Hay ciudades a las que no se llega por carretera, ni en avión, ni en barco. A la ciudad de la que hablo se llega por caminos verticales que apuntan a un cielo azul y limpio tras acercarse por praderíos y collados. En este trayecto y solo de vez en cuando uno se cruza con otros viajeros que se alejan cansados del lugar. O se encuentra con cabras que se disputan los pasos estrechos. O, con un poco de suerte, divisa en la distancia algunos rebecos asustadizos.
La visita al Urriello exige accesorios de nombres peculiares: Expresses, pies de gato, ochos, gri-gri, fisureros, empotradores.

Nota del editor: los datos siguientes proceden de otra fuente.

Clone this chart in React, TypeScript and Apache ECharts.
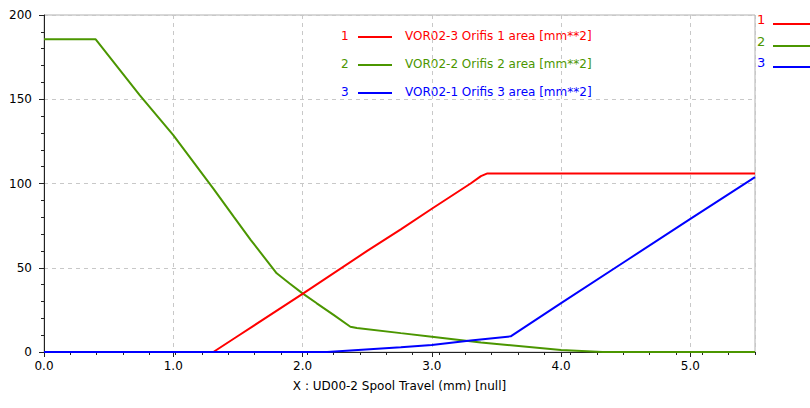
import React, { useEffect, useRef } from "react";
import * as echarts from "echarts";

const seriesNames = [
  "VOR02-3 Orifis 1 area [mm**2]",
  "VOR02-2 Orifis 2 area [mm**2]",
  "VOR02-1 Orifis 3 area [mm**2]",
];
const seriesColors = ["#ff0000", "#4b9600", "#0000ff"];

const orifis1: [number, number][] = [
  [0, 0], [1.31, 0], [1.5, 9.5], [2.0, 34.5], [2.5, 60], [2.76, 72.8],
  [3.0, 85], [3.3, 100], [3.38, 104.4], [3.43, 106], [5.5, 106],
];
const orifis2: [number, number][] = [
  [0, 185.6], [0.4, 185.6], [0.74, 152.4], [1.0, 128.7], [1.31, 97],
  [1.47, 80], [1.6, 66.4], [1.8, 46.7], [1.9, 40.7], [2.0, 34.8],
  [2.11, 28.9], [2.24, 22], [2.37, 15], [2.42, 14.2], [2.76, 11.2],
  [3.0, 9.1], [3.38, 5.6], [4.0, 1.2], [4.32, 0], [5.5, 0],
];
const orifis3: [number, number][] = [
  [0, 0], [2.19, 0], [2.76, 2.8], [3.0, 4.2], [3.3, 6.8], [3.61, 9.3],
  [4.0, 29], [4.5, 54], [5.0, 79], [5.5, 103.8],
];

const xAxisTitle = "X : UD00-2 Spool Travel (mm) [null]";
const FONT = "DejaVu Sans";
const AXIS_COLOR = "#222222";

export default function App() {
  const ref = useRef<HTMLDivElement>(null);
  useEffect(() => {
    if (!ref.current) return;
    const chart = echarts.init(ref.current, null, { renderer: "svg" });
    const legendRows = [37, 65, 93];
    const sideRows = [21, 43, 64];
    const graphics: any[] = [];
    seriesNames.forEach((name, i) => {
      graphics.push(
        { type: "text", left: 341, top: legendRows[i] - 7, style: { text: String(i + 1), fill: seriesColors[i], font: `12px '${FONT}'` } },
        { type: "line", shape: { x1: 358, y1: legendRows[i], x2: 392, y2: legendRows[i] }, style: { stroke: seriesColors[i], lineWidth: 2 } },
        { type: "text", left: 405, top: legendRows[i] - 7, style: { text: name, fill: seriesColors[i], font: `12px '${FONT}'` } },
        { type: "text", left: 757, top: sideRows[i] - 8, style: { text: String(i + 1), fill: seriesColors[i], font: `13px '${FONT}'` } },
        { type: "line", shape: { x1: 773, y1: sideRows[i] + 3, x2: 810, y2: sideRows[i] + 3 }, style: { stroke: seriesColors[i], lineWidth: 2 } }
      );
    });
    const datasets = [orifis2, orifis1, orifis3];
    const colorsOrder = [seriesColors[1], seriesColors[0], seriesColors[2]];
    const namesOrder = [seriesNames[1], seriesNames[0], seriesNames[2]];
    chart.setOption({
      animation: false,
      textStyle: { fontFamily: FONT },
      grid: { left: 44, top: 15, right: 55, bottom: 56, show: true, borderColor: "#b0b0b0", borderWidth: 1, backgroundColor: "#ffffff" },
      xAxis: [
        {
          type: "value", min: 0, max: 5.5, interval: 1,
          name: xAxisTitle, nameLocation: "middle", nameGap: 28,
          nameTextStyle: { color: "#000", fontSize: 12, fontFamily: FONT },
          axisLine: { show: true, lineStyle: { color: AXIS_COLOR, width: 1 } },
          axisTick: { show: true, inside: false, length: 5, lineStyle: { color: AXIS_COLOR, width: 1 } },
          axisLabel: { color: "#000", fontSize: 12, margin: 8, showMaxLabel: false, formatter: (v: number) => v.toFixed(1) },
          splitLine: { show: true, lineStyle: { color: "#c8c8c8", type: [4, 4] } },
        },
        {
          type: "value", min: 0, max: 5.4, interval: 0.2, position: "bottom",
          axisLine: { show: false },
          axisTick: { show: true, inside: false, length: 3, lineStyle: { color: AXIS_COLOR, width: 1 } },
          axisLabel: { show: false },
          splitLine: { show: false },
        },
      ],
      yAxis: {
        type: "value", min: 0, max: 200, interval: 50,
        axisLine: { show: true, lineStyle: { color: AXIS_COLOR, width: 1 } },
        axisTick: { show: true, inside: false, length: 5, lineStyle: { color: AXIS_COLOR, width: 1 } },
        minorTick: { show: true, splitNumber: 5, length: 3, lineStyle: { color: AXIS_COLOR, width: 1 } },
        axisLabel: { color: "#000", fontSize: 12, margin: 12 },
        splitLine: { show: true, lineStyle: { color: "#c8c8c8", type: [4, 4] } },
      },
      series: datasets.map((d, i) => ({
        type: "line", name: namesOrder[i], data: d, xAxisIndex: 0,
        showSymbol: false, symbol: "none",
        lineStyle: { color: colorsOrder[i], width: 2 },
        itemStyle: { color: colorsOrder[i] },
        z: 3 + i,
      })),
      graphic: graphics,
    });
    return () => chart.dispose();
  }, []);
  return <div ref={ref} style={{ position: "fixed", left: 0, top: 0, width: 810, height: 408, background: "#fff" }} />;
}
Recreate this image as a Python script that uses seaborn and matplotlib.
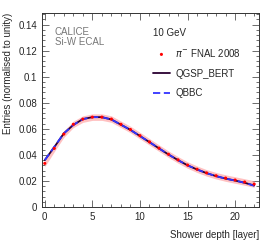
import numpy as np
import pandas as pd
import matplotlib
matplotlib.use("Agg")
import matplotlib.pyplot as plt
import seaborn as sns
from matplotlib.ticker import MultipleLocator

sns.set_style("ticks")
plt.rcParams['font.family'] = ['Liberation Sans', 'DejaVu Sans']

layers = list(range(23))
data_vals = [0.0335, 0.045, 0.056, 0.0635, 0.0675, 0.069, 0.069, 0.0675, 0.0635, 0.0595, 0.0548,
             0.050, 0.0452, 0.0405, 0.0362, 0.0322, 0.0290, 0.0262, 0.0240, 0.0222, 0.0207, 0.0192, 0.0176]
data_err = [0.0025] * 23
qgsp_vals = [0.036, 0.046, 0.0565, 0.063, 0.0675, 0.069, 0.069, 0.0672, 0.0632, 0.0592, 0.0545,
             0.0498, 0.0450, 0.0403, 0.0360, 0.0320, 0.0288, 0.0260, 0.0237, 0.0218, 0.0203, 0.0186, 0.0165]
qbbc_vals = [0.036, 0.0462, 0.0565, 0.063, 0.0675, 0.069, 0.069, 0.0672, 0.0632, 0.0592, 0.0545,
             0.0498, 0.0450, 0.0403, 0.0360, 0.0320, 0.0288, 0.0260, 0.0237, 0.0218, 0.0203, 0.0186, 0.0163]

df = pd.DataFrame({"layer": layers, "data": data_vals, "err": data_err,
                   "qgsp": qgsp_vals, "qbbc": qbbc_vals})

fig = plt.figure(figsize=(2.74, 2.40), dpi=100)
ax = fig.add_axes([0.153, 0.1375, 0.792, 0.8085])

ax.fill_between(df["layer"], df["data"] - df["err"], df["data"] + df["err"],
                color="#ff9999", alpha=0.6, lw=0)
sns.lineplot(data=df, x="layer", y="qgsp", ax=ax, color="#2a0030", lw=1.3, label="QGSP_BERT")
sns.lineplot(data=df, x="layer", y="qbbc", ax=ax, color="#3333ff", lw=1.3,
             dashes=(4, 2), label="QBBC")
ax.lines[-1].set_dashes((4, 2))
sns.scatterplot(data=df, x="layer", y="data", ax=ax, color="#ff0000", s=5,
                edgecolor="none", label=r"$\pi^{-}$ FNAL 2008", zorder=5)

ax.set_xlim(-0.3, 22.5)
ax.set_ylim(0, 0.149)
ax.xaxis.set_major_locator(MultipleLocator(5))
ax.xaxis.set_minor_locator(MultipleLocator(1))
ax.yaxis.set_major_locator(MultipleLocator(0.02))
ax.yaxis.set_minor_locator(MultipleLocator(0.004))
ax.set_yticks([0, 0.02, 0.04, 0.06, 0.08, 0.1, 0.12, 0.14])
ax.set_yticklabels(["0", "0.02", "0.04", "0.06", "0.08", "0.1", "0.12", "0.14"])
ax.tick_params(which="both", direction="in", top=True, right=True, labelsize=7, color="#555555")
ax.tick_params(which="major", length=5, width=0.6)
ax.tick_params(which="minor", length=2.5, width=0.6)
for s in ax.spines.values():
    s.set_linewidth(0.7)
    s.set_color("#333333")

ax.set_xlabel("Shower depth [layer]", fontsize=7, ha="right", x=1.0, labelpad=6)
ax.set_ylabel("Entries (normalised to unity)", fontsize=7, ha="right", y=1.0, labelpad=4)

ax.text(0.06, 0.93, "CALICE\nSi-W ECAL", transform=ax.transAxes, fontsize=7,
        color="#777777", va="top", linespacing=1.0)
ax.text(0.51, 0.925, "10 GeV", transform=ax.transAxes, fontsize=7, va="top")

h, l = ax.get_legend_handles_labels()
order = [2, 0, 1]
ax.legend([h[i] for i in order], [l[i] for i in order], loc="upper left",
          bbox_to_anchor=(0.47, 0.87), frameon=False, fontsize=7,
          handlelength=1.8, labelspacing=1.0, handletextpad=0.5)

fig.savefig("out.png", dpi=100)
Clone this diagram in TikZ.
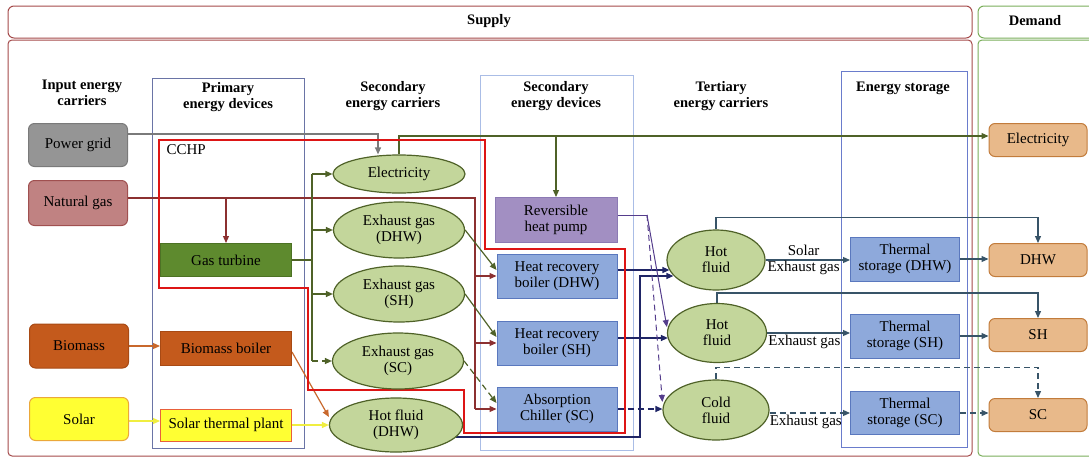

Hará bien el interesado en aprender la jerga propia del lugar. El viajero que la recorra no debe olvidar el casco, el arnés, la cuerda. Ni la valentía o la ilusión. Ni, sobre todo, la compañía generosa, el buen humor, y la alegría. Porque a mitad de la visita, al llegar a la azotea, siempre hay celebraciones y algo de espacio para el reposo. Y unas vistas infinitas a un océano detrás de un mar de nubes. A un cielo azul recortado de picos y montañas calizas.
Hay ciudades verticales que se construyen con cuerdas y tesón, con cada paso. Con la mente. Con esfuerzo. Y sobre todo con amigos.